- **Requirement**: Output the first line of the listing and each line after it, up to and including the line that contains "plt.rcParams['font.family'] = ['Liberation", exactly as written, minus the pictures.

- **Data listing**:
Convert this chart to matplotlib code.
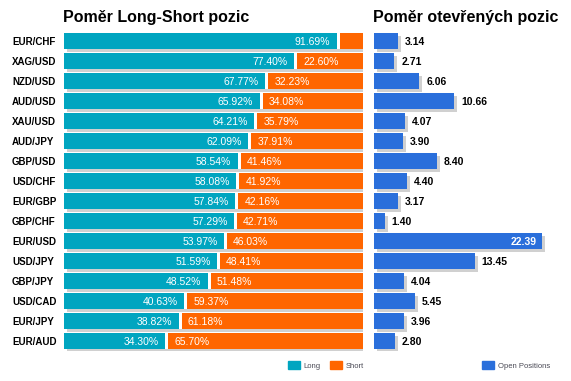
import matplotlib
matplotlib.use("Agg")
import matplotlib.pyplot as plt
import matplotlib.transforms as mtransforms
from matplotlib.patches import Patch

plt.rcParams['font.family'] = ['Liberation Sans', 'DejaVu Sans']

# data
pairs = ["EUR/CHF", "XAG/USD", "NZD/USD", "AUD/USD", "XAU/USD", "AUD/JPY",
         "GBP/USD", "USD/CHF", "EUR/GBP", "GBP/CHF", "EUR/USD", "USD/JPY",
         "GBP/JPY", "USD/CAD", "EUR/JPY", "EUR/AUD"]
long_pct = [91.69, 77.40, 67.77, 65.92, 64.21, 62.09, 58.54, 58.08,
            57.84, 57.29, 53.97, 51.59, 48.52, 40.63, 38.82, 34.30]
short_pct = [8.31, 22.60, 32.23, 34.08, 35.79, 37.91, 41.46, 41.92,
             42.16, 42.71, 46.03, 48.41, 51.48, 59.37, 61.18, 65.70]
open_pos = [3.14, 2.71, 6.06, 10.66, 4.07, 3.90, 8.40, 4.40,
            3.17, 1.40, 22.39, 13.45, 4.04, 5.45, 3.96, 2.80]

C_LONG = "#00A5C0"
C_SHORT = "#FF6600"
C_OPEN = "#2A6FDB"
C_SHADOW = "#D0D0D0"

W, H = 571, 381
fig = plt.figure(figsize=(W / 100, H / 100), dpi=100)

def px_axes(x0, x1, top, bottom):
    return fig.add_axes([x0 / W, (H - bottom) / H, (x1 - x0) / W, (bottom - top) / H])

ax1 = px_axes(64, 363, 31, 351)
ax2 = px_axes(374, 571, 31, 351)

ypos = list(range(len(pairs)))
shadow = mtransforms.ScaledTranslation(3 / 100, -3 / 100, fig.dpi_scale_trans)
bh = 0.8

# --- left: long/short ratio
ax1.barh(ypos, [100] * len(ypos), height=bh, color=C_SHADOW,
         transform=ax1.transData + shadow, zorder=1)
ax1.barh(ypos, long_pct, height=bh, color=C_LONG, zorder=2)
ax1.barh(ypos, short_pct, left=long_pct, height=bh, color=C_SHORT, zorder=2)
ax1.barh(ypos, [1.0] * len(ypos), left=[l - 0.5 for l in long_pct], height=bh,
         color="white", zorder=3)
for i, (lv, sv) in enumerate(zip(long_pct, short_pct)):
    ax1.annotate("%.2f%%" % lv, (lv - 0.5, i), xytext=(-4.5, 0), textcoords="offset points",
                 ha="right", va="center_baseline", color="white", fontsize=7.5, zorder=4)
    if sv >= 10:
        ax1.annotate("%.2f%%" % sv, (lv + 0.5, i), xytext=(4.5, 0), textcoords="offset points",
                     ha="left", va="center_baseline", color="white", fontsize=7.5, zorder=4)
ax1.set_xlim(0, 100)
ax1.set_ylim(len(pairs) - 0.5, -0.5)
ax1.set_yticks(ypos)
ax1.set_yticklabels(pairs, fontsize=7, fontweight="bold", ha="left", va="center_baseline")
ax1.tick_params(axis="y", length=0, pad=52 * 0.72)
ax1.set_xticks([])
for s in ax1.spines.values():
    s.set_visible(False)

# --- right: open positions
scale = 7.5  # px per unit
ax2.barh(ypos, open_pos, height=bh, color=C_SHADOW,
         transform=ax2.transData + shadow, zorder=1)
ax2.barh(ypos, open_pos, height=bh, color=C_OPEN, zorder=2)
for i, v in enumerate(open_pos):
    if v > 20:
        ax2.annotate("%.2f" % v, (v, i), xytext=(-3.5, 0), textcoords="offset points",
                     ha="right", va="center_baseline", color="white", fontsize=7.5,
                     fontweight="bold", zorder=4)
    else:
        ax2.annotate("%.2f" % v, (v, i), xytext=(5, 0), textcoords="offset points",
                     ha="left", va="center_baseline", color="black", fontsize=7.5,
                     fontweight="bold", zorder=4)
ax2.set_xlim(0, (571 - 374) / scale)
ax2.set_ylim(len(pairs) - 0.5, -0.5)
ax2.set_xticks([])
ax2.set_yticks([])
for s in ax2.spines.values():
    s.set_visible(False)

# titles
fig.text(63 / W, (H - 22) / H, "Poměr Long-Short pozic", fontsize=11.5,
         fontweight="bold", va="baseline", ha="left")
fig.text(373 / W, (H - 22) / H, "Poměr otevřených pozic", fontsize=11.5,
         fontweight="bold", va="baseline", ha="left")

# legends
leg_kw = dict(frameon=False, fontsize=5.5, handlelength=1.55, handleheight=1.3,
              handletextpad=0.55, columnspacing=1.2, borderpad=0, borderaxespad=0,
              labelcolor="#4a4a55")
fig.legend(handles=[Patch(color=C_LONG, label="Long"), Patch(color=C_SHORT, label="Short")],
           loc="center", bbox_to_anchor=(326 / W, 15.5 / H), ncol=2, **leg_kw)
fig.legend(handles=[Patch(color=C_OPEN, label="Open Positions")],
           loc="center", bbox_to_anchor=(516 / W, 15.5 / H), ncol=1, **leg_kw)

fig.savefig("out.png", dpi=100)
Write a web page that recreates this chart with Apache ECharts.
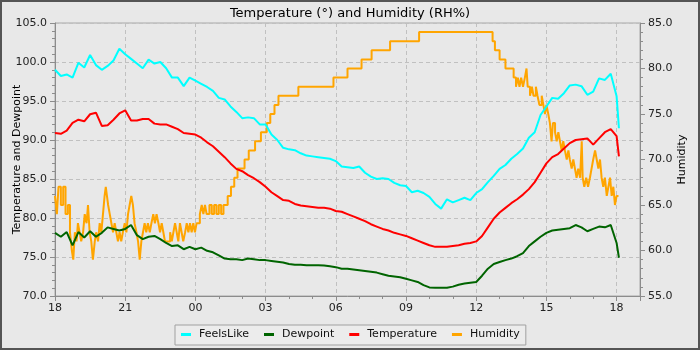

- **Final result**:
Convert this chart to matplotlib code.
import matplotlib
matplotlib.use("Agg")
import matplotlib.pyplot as plt
import matplotlib.transforms as mtransforms
from matplotlib.patches import Patch

plt.rcParams['font.family'] = ['Liberation Sans', 'DejaVu Sans']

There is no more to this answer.